Instructions for the task:
Print the lines that start the entries and continue through the one holding "from matplotlib.ticker import MultipleLocator", please, exactly and with the pictures omitted.
— Start Dataset content —
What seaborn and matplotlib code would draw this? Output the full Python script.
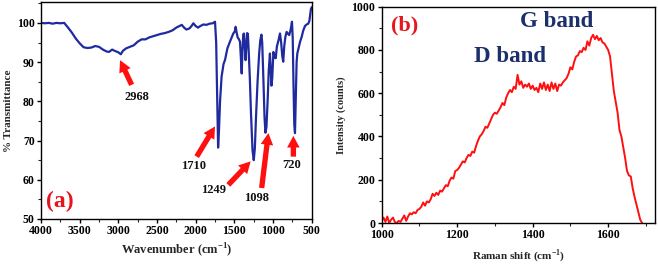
import numpy as np
import pandas as pd
import matplotlib
matplotlib.use("Agg")
import matplotlib.pyplot as plt
import seaborn as sns
from matplotlib.ticker import MultipleLocator

# ---------------- FTIR data (panel a) ----------------
ftir_wn = [4000, 3950, 3900, 3850, 3800, 3750, 3700, 3650, 3600, 3550, 3500, 3450, 3400, 3350,
           3300, 3250, 3200, 3150, 3120, 3080, 3050, 3000, 2968, 2940, 2900, 2850, 2800, 2750,
           2700, 2650, 2600, 2550, 2500, 2450, 2400, 2350, 2300, 2250, 2200, 2180, 2150, 2120,
           2080, 2050, 2030, 2000, 1970, 1940, 1900, 1860, 1820, 1780, 1750, 1735, 1720, 1710,
           1700, 1685, 1665, 1640, 1620, 1590, 1557, 1530, 1514, 1495, 1483, 1470, 1457, 1440,
           1427, 1415, 1405, 1395, 1385, 1376, 1365, 1355, 1345, 1335, 1325, 1315, 1300, 1285,
           1265, 1249, 1235, 1220, 1200, 1180, 1165, 1150, 1140, 1125, 1110, 1098, 1085, 1070,
           1055, 1040, 1030, 1020, 1010, 995, 980, 965, 950, 930, 910, 895, 880, 868, 855, 840,
           824, 805, 790, 770, 755, 745, 735, 725, 716, 705, 695, 686, 670, 650, 630, 610, 587,
           565, 544, 530, 520, 510, 500]
ftir_t = [100.0, 99.9, 100.0, 99.8, 100.0, 99.9, 100.0, 98.8, 97.5, 96.0, 94.8, 93.8, 93.6, 93.7,
          94.1, 93.9, 93.2, 92.7, 92.6, 93.2, 92.9, 92.5, 92.0, 92.9, 93.5, 93.9, 94.3, 95.2,
          95.8, 95.8, 96.3, 96.6, 96.9, 97.2, 97.4, 97.7, 98.1, 98.8, 99.3, 99.5, 98.8, 98.3,
          98.6, 99.3, 99.9, 99.2, 98.8, 99.2, 99.6, 99.5, 99.8, 99.9, 100.3, 95.0, 78.0, 68.2,
          72.0, 80.0, 86.3, 89.5, 90.6, 93.5, 95.2, 96.5, 97.3, 97.8, 99.0, 97.5, 96.3, 95.8,
          95.2, 91.0, 87.1, 93.0, 97.0, 97.3, 94.0, 90.5, 94.0, 97.4, 97.2, 93.0, 86.0, 77.0,
          67.5, 65.0, 68.0, 76.0, 85.0, 92.0, 95.5, 97.0, 95.0, 86.0, 76.0, 72.0, 73.5, 80.0,
          88.0, 92.2, 88.0, 84.0, 86.0, 92.6, 91.2, 91.0, 94.0, 95.5, 97.3, 95.0, 91.5, 90.1,
          94.0, 96.5, 97.7, 97.2, 96.9, 98.5, 100.3, 96.0, 84.0, 74.0, 71.9, 82.0, 90.0, 92.2,
          93.5, 95.2, 96.4, 98.0, 99.2, 99.6, 99.8, 100.5, 102.0, 103.5, 104.0]

ftir_peaks = ["2968", "1710", "1249", "1098", "720"]

# ---------------- Raman data (panel b) ----------------
raman_shift = list(range(1000, 1695, 5))
raman_int = [10, 25, 5, 30, 0, 15, 25, 5, 0, 10, 5, 20, 35, 10, 30, 45, 40, 50, 45, 60,
             65, 75, 95, 80, 100, 95, 110, 135, 125, 140, 130, 150, 145, 160, 175, 170, 195,
             210, 205, 240, 245, 255, 270, 285, 280, 300, 315, 310, 330, 325, 355, 380, 400,
             410, 425, 445, 440, 460, 480, 500, 510, 505, 520, 535, 555, 545, 580, 600, 615,
             605, 630, 620, 685, 640, 655, 625, 640, 630, 645, 620, 635, 615, 625, 605, 645,
             620, 650, 615, 640, 610, 650, 620, 645, 610, 640, 635, 650, 660, 670, 690, 720,
             710, 745, 770, 775, 795, 790, 810, 800, 840, 820, 855, 870, 850, 865, 845, 855,
             835, 830, 815, 800, 770, 690, 610, 560, 510, 430, 400, 350, 300, 240, 220, 215,
             160, 120, 85, 50, 15, 0]

df_ftir = pd.DataFrame({"wn": ftir_wn, "T": ftir_t})
df_raman = pd.DataFrame({"shift": raman_shift, "I": raman_int})

sns.set_theme(style="ticks")
plt.rcParams["font.family"] = ["Liberation Serif", "DejaVu Serif"]
plt.rcParams["font.weight"] = "bold"
plt.rcParams["axes.labelweight"] = "bold"
plt.rcParams["axes.linewidth"] = 1.0
plt.rcParams["xtick.direction"] = "out"
plt.rcParams["ytick.direction"] = "out"
plt.rcParams["mathtext.fontset"] = "custom"
plt.rcParams["mathtext.rm"] = "Liberation Serif:bold"
plt.rcParams["mathtext.bf"] = "Liberation Serif:bold"

fig = plt.figure(figsize=(6.58, 2.64), dpi=100)
ax1 = fig.add_axes([0.0623, 0.1705, 0.4114, 0.8215])
ax2 = fig.add_axes([0.580, 0.1553, 0.4154, 0.8193])

BLUE = "#1f2a9e"
RED = "#ff1010"
NAVY = "#1b2f6b"

# ---- panel a ----
sns.lineplot(data=df_ftir, x="wn", y="T", ax=ax1, color=BLUE, lw=1.6, sort=False)
ax1.set_xlim(4000, 500)
ax1.set_ylim(50, 105.3)
ax1.xaxis.set_major_locator(MultipleLocator(500))
ax1.xaxis.set_minor_locator(MultipleLocator(250))
ax1.yaxis.set_major_locator(MultipleLocator(10))
ax1.yaxis.set_minor_locator(MultipleLocator(5))
ax1.set_xlabel("Wavenumber (cm$^{\\mathbf{-1}}$)", fontsize=9, fontweight="bold", labelpad=3)
ax1.set_ylabel("% Transmittance", fontsize=8, fontweight="bold", labelpad=3)

ann = [  # text pos, arrow tail, arrow head
    ((2763, 81.2), (2828, 84.2), (2978, 90.5)),
    ((2030, 63.4), (1987, 65.9), (1750, 73.6)),
    ((1772, 57.3), (1578, 58.7), (1289, 64.7)),
    ((1211, 55.3), (1147, 57.9), (1060, 71.9)),
    ((759, 63.8), (737, 65.9), (737, 71.2)),
]
for lab, (tp, tail, head) in zip(ftir_peaks, ann):
    ax1.annotate("", xy=head, xytext=tail,
                 arrowprops=dict(arrowstyle="simple,head_width=0.75,head_length=0.7,tail_width=0.32",
                                 color=RED, lw=0, shrinkA=0, shrinkB=0))
    ax1.text(tp[0], tp[1], lab, fontsize=9, fontweight="bold", color="#111111",
             ha="center", va="center")
ax1.text(3754, 54.5, "(a)", fontsize=17, fontweight="bold", color="#e8141c", ha="center", va="center")

# ---- panel b ----
sns.lineplot(data=df_raman, x="shift", y="I", ax=ax2, color=RED, lw=1.4)
ax2.set_xlim(1000, 1724)
ax2.set_ylim(0, 1000)
ax2.xaxis.set_major_locator(MultipleLocator(200))
ax2.xaxis.set_minor_locator(MultipleLocator(100))
ax2.yaxis.set_major_locator(MultipleLocator(200))
ax2.yaxis.set_minor_locator(MultipleLocator(100))
ax2.set_xlabel("Raman shift (cm$^{\\mathbf{-1}}$)", fontsize=8, fontweight="bold", labelpad=4)
ax2.set_ylabel("Intensity (counts)", fontsize=7.5, fontweight="bold", labelpad=4)
ax2.text(1062, 915, "(b)", fontsize=16, fontweight="bold", color="#e8141c", ha="center", va="center")
ax2.text(1463, 931, "G band", fontsize=16.5, fontweight="bold", color=NAVY, ha="center", va="center")
ax2.text(1340, 769, "D band", fontsize=16.5, fontweight="bold", color=NAVY, ha="center", va="center")

for ax in (ax1, ax2):
    for s in ax.spines.values():
        s.set_visible(True)
        s.set_color("black")
    ax.tick_params(which="major", length=3, width=1, labelsize=8.5, pad=1.5, colors="black")
    ax.tick_params(which="minor", length=2, width=0.8)
    for t in ax.get_xticklabels() + ax.get_yticklabels():
        t.set_fontweight("bold")

fig.savefig("out.png", dpi=100)
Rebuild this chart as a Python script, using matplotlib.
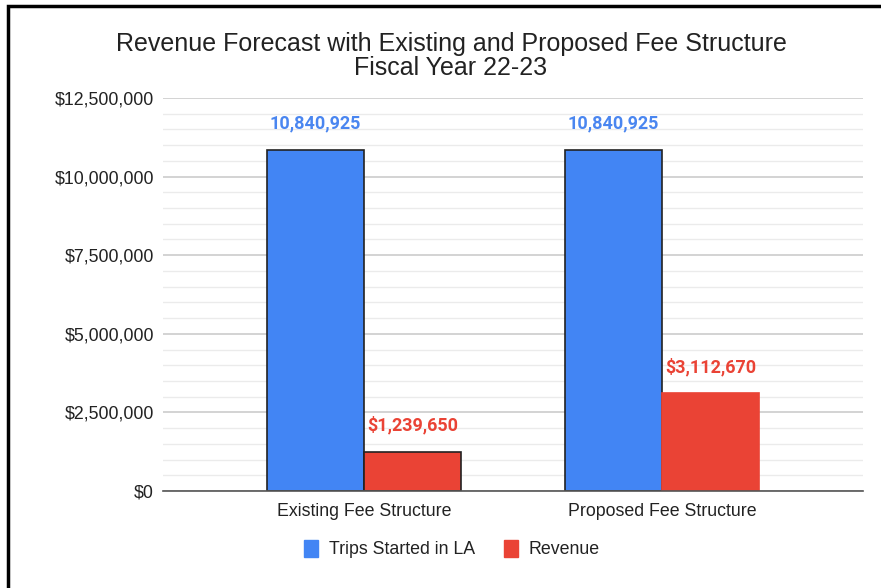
import matplotlib.pyplot as plt
from matplotlib.patches import Rectangle, Patch
from matplotlib.ticker import FuncFormatter, MultipleLocator
import numpy as np

# chart values
categories = ['Existing Fee Structure', 'Proposed Fee Structure']
trips = [10840925, 10840925]
revenue = [1239650, 3112670]
series_names = ['Trips Started in LA', 'Revenue']

blue = '#4285F4'
red = '#EA4335'
blue_lbl = '#4A86F0'
red_lbl = '#EA4335'

plt.rcParams['font.family'] = ['Liberation Sans', 'DejaVu Sans']

fig = plt.figure(figsize=(8.81, 5.88), dpi=100)
ax = fig.add_axes([163 / 881, 1 - 491 / 588, 700 / 881, 393 / 588])

x = np.arange(len(categories))
w = 0.325
b1 = ax.bar(x - w / 2, trips, w, color=blue, edgecolor='#222222', linewidth=1.2, zorder=3)
b2 = ax.bar(x + w / 2, revenue, w, color=red, edgecolor=['#222222', red], linewidth=1.2, zorder=3)

# value labels above bars
for rect, v in zip(b1, trips):
    ax.annotate(f'{v:,}', (rect.get_x() + rect.get_width() / 2, v), xytext=(0, 19),
                textcoords='offset points', ha='center', va='center',
                fontsize=13, fontweight='bold', color=blue_lbl, family=['Roboto', 'DejaVu Sans'])
for rect, v in zip(b2, revenue):
    ax.annotate(f'${v:,}', (rect.get_x() + rect.get_width() / 2, v), xytext=(0, 19),
                textcoords='offset points', ha='center', va='center',
                fontsize=13, fontweight='bold', color=red_lbl, family=['Roboto', 'DejaVu Sans'])

ax.set_xlim(-0.674, 1.674)
ax.set_ylim(0, 12500000)
ax.yaxis.set_major_locator(MultipleLocator(2500000))
ax.yaxis.set_minor_locator(MultipleLocator(500000))
ax.yaxis.set_major_formatter(FuncFormatter(lambda v, p: f'${v:,.0f}'))
ax.grid(axis='y', which='major', color='#cccccc', linewidth=1.2, zorder=0)
ax.grid(axis='y', which='minor', color='#ebebeb', linewidth=1.0, zorder=0)
ax.set_axisbelow(True)

for s in ['top', 'right', 'left']:
    ax.spines[s].set_visible(False)
ax.spines['bottom'].set_color('#555555')
ax.spines['bottom'].set_linewidth(1.2)
ax.spines['bottom'].set_zorder(4)

ax.set_xticks(x)
ax.set_xticklabels(categories)
ax.tick_params(axis='both', which='both', length=0, labelsize=12.8, labelcolor='#222222')
ax.tick_params(axis='y', pad=6.5)
ax.tick_params(axis='x', pad=9)

fig.text(451 / 881, 1 - 56 / 588,
         'Revenue Forecast with Existing and Proposed Fee Structure\nFiscal Year 22-23',
         ha='center', va='center', fontsize=18, color='#222222', linespacing=0.95)

handles = [Patch(facecolor=blue, edgecolor=blue), Patch(facecolor=red, edgecolor=red)]
fig.legend(handles, series_names, loc='center', bbox_to_anchor=(452 / 881, 1 - 549 / 588),
           ncol=2, frameon=False, fontsize=12.8, handlelength=0.8, handleheight=1.1,
           handletextpad=0.6, columnspacing=1.6, labelcolor='#222222')

# outer border of the screenshot
fig.patches.append(Rectangle((8 / 881, -0.05), 1.1, 1 - 6 / 588 + 0.05, transform=fig.transFigure,
                             fill=False, edgecolor='black', linewidth=2.5, zorder=10))

fig.savefig('out.png', dpi=100)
— End Dataset content —
Written answer:
What seaborn and matplotlib code would draw this? Output the full Python script.
import numpy as np
import pandas as pd
import matplotlib
matplotlib.use("Agg")
import matplotlib.pyplot as plt
import seaborn as sns
from matplotlib.ticker import MultipleLocator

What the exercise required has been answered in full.